Theme of Emma
The theme is man's absurdities — not the high-minded and exceptional absurdities of tragedy or the grim ones of Swiftean satire, but those common, frequent, and more laughable ones of society, its code of manners, and its fabricated engagement of man's time, thought, and energy.
Beneath Austen's satiric comedy is a moralistic realism. By picturing the real incongruities of social matters, she implies what may be right: the ideal balance between head and heart, between common sense and goodness, between rationality and imagination or emotion. Hers is not a naturalistic world inimical to or destructive of the individual. Rather, it is a fairly stable social world that operates comfortably as long as there is no major aberration from it. It can, in fact (if we judge from the outcome of the story), operate effectively in spite of an aberration, secure that the deviation can be rectified and absorbed so that the deviant (Emma) finds and accepts her proper place.

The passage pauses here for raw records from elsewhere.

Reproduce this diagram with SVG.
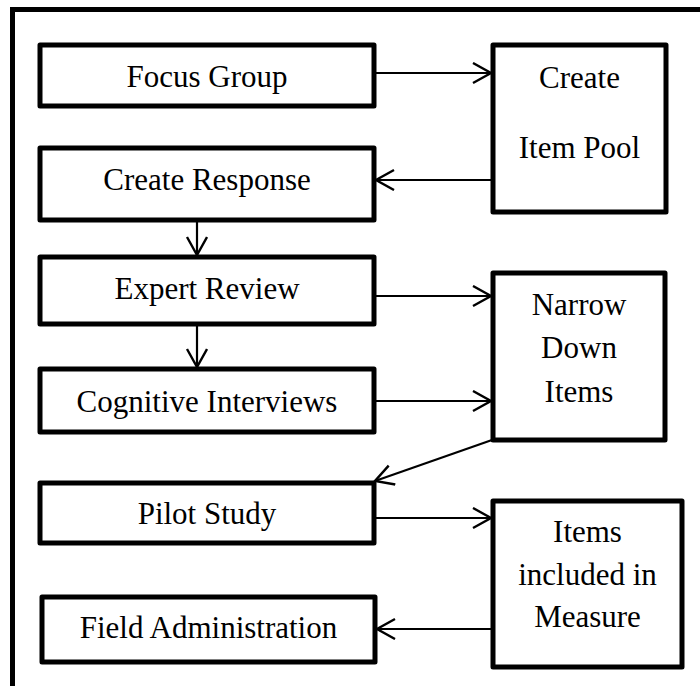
<svg xmlns="http://www.w3.org/2000/svg" width="700" height="686" viewBox="0 0 700 686">
<defs>
<style>
.box{fill:#fff;stroke:#000;stroke-width:5;stroke-linejoin:round}
.c{fill:none;stroke:#000;stroke-width:2.2}
</style>
<marker id="ah" markerUnits="userSpaceOnUse" markerWidth="24" markerHeight="24" refX="19" refY="11" orient="auto">
<path d="M1,1 L19,11 L1,21" fill="none" stroke="#000" stroke-width="2.4"/>
</marker>
</defs>
<rect width="700" height="686" fill="#fff"/>
<path d="M12.5,686 L12.5,9.5 L700,9.5" fill="none" stroke="#000" stroke-width="5"/>
<g id="connectors">
<line class="c" x1="374" y1="73" x2="491" y2="73" marker-end="url(#ah)"/>
<line class="c" x1="493" y1="180" x2="376" y2="180" marker-end="url(#ah)"/>
<line class="c" x1="197" y1="220" x2="197" y2="255" marker-end="url(#ah)"/>
<line class="c" x1="374" y1="296" x2="491" y2="296" marker-end="url(#ah)"/>
<line class="c" x1="197" y1="324" x2="197" y2="367" marker-end="url(#ah)"/>
<line class="c" x1="374" y1="401" x2="491" y2="401" marker-end="url(#ah)"/>
<line class="c" x1="492" y1="440" x2="375" y2="481" marker-end="url(#ah)"/>
<line class="c" x1="374" y1="518" x2="491" y2="518" marker-end="url(#ah)"/>
<line class="c" x1="493" y1="629" x2="377" y2="629" marker-end="url(#ah)"/>
</g>
<g font-family="Liberation Serif" font-size="31" text-anchor="middle" fill="#000">
<g id="focus-group"><rect class="box" x="40" y="45" width="334" height="61"/><text x="207" y="87">Focus Group</text></g>
<g id="create-item-pool"><rect class="box" x="493" y="45" width="173" height="167"/><text x="579.5" y="88">Create</text><text x="579.5" y="158">Item Pool</text></g>
<g id="create-response"><rect class="box" x="40" y="148" width="334" height="72"/><text x="207" y="190">Create Response</text></g>
<g id="expert-review"><rect class="box" x="40" y="257" width="334" height="67"/><text x="207" y="299">Expert Review</text></g>
<g id="cognitive-interviews"><rect class="box" x="40" y="369" width="334" height="63"/><text x="207" y="412">Cognitive Interviews</text></g>
<g id="narrow-down-items"><rect class="box" x="493" y="273" width="172" height="167"/><text x="579" y="315">Narrow</text><text x="579" y="358">Down</text><text x="579" y="402">Items</text></g>
<g id="pilot-study"><rect class="box" x="40" y="483" width="334" height="60"/><text x="207" y="524">Pilot Study</text></g>
<g id="items-included"><rect class="box" x="493" y="501" width="189" height="166"/><text x="587.5" y="542">Items</text><text x="587.5" y="585">included in</text><text x="587.5" y="627">Measure</text></g>
<g id="field-administration"><rect class="box" x="42" y="597" width="333" height="65"/><text x="208.5" y="638">Field Administration</text></g>
</g>
</svg>
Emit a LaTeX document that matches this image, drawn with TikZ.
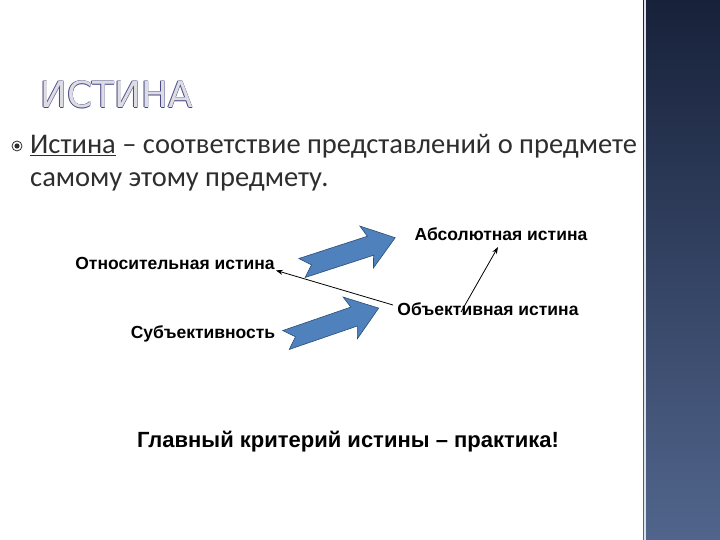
\documentclass[tikz,border=0pt]{standalone}
\usepackage{fontspec}
\setmainfont{Carlito}
\newfontfamily\lab{Liberation Sans}
\newfontfamily\ttl{DejaVu Sans}
\usetikzlibrary{arrows.meta}
\definecolor{txt}{HTML}{2E2E2E}
\definecolor{blk}{HTML}{4F81BD}
\definecolor{blkd}{HTML}{2C4D75}
\definecolor{navyA}{HTML}{17213A}
\definecolor{navyB}{HTML}{51658C}
\tikzset{lbl/.style={font=\lab\bfseries\fontsize{17.5}{19}\selectfont, text=black, inner sep=1pt},
 thin arr/.style={-{Stealth[length=7pt,width=5pt]}, line width=0.8pt, black},
 blockarr/.style={fill=blk, draw=blkd, line width=0.6pt}}
\newcommand{\blockarrow}[3]{% tail x,y, angle
 \begin{scope}[shift={(#1,#2)}, rotate=#3]
  \path[blockarr] (0,-10) -- (72,-10) -- (68,-22) -- (98,0) -- (68,22) -- (72,10) -- (0,10) -- (10,0) -- cycle;
 \end{scope}}
\begin{document}
\begin{tikzpicture}[x=1pt,y=-1pt]
\useasboundingbox (0,0) rectangle (720,540);
\fill[white] (0,0) rectangle (720,540);
\shade[top color=navyA, bottom color=navyB] (643,0) rectangle (720,540);
\draw[white!80!navyB, line width=1.5pt] (645,0) -- (645,540);
% title
\foreach \dx/\dy in {-0.7/0,0.7/0,0/-0.7,0/0.7}
  \node[anchor=base west, inner sep=0, text=gray!70!blue!80!black, font=\ttl\fontsize{36}{38}\selectfont] at (40+\dx,108+\dy) {ИСТИНА};
\node (title) [anchor=base west, inner sep=0, text=blue!10!gray!25, font=\ttl\fontsize{36}{38}\selectfont] at (40,108) {ИСТИНА};
% bullet
\node (bul) [circle, draw=txt, line width=0.8pt, minimum size=10pt, inner sep=0] at (17,146) {};
\fill[txt] (bul.center) circle (2.6pt);
\node (l1) [anchor=base west, inner sep=0, text=txt, font=\fontsize{28.5}{32}\selectfont] at (30,154) {\underline{Истина} – соответствие представлений о предмете};
\node (l2) [anchor=base west, inner sep=0, text=txt, font=\fontsize{28.5}{32}\selectfont] at (30,187) {самому этому предмету.};
% labels
\node[lbl] (abs) at (501,234) {Абсолютная истина};
\node[lbl] (otn) at (175,263) {Относительная истина};
\node[lbl] (obj) at (488,309) {Объективная истина};
\node[lbl] (sub) at (203,334) {Субъективность};
\node (main) [anchor=base, inner sep=0, font=\lab\bfseries\fontsize{22}{24}\selectfont] at (348,447) {Главный критерий истины – практика!};
% block arrows
\blockarrow{302}{268}{18}
\blockarrow{286}{340}{19}
% thin arrows
\coordinate (objL) at (393,305);
\coordinate (objU) at (461,312);
\draw[thin arr] (objL) -- (otn.south east);
\draw[thin arr] (objU) -- (498,247);
\end{tikzpicture}
\end{document}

It is against this background that Emma pursues her willful and subsequently crossed-purpose way. In the end her change is not into something new and different from her time and place, but into something that is the standard of her environment. Her change is not the kind associated with a liberal idea of progress, but the kind found in the conservative idea of progress: she develops into, not out of, a social tradition. Thus a major thematic irony of the book is that at the end Austen lets the reader see that, in spite of the surface doubts and disturbance, there was never any real danger that the environmental fabric would be changed because of, or for, Emma. This certainty is driven home by the comfortable (and, literarily, conventional) pairing off of the marriageable couples.
Nevertheless, the triumph of this social world does not mean that it is necessarily the best of its kind. Thematic satire at the expense of the manners and people of this world is given throughout the book. A crowning irony comes at the very end when Emma and George can be comfortably paired off in marriage only because the robbing of poultry houses makes Mr. Woodhouse want George around for protection. Such a relationship between cause and effect — between the ludicrous and the desirable — underscores the inclusive satirical theme of incongruity. By moralistic implication a world of balanced congruities is yet to be attained.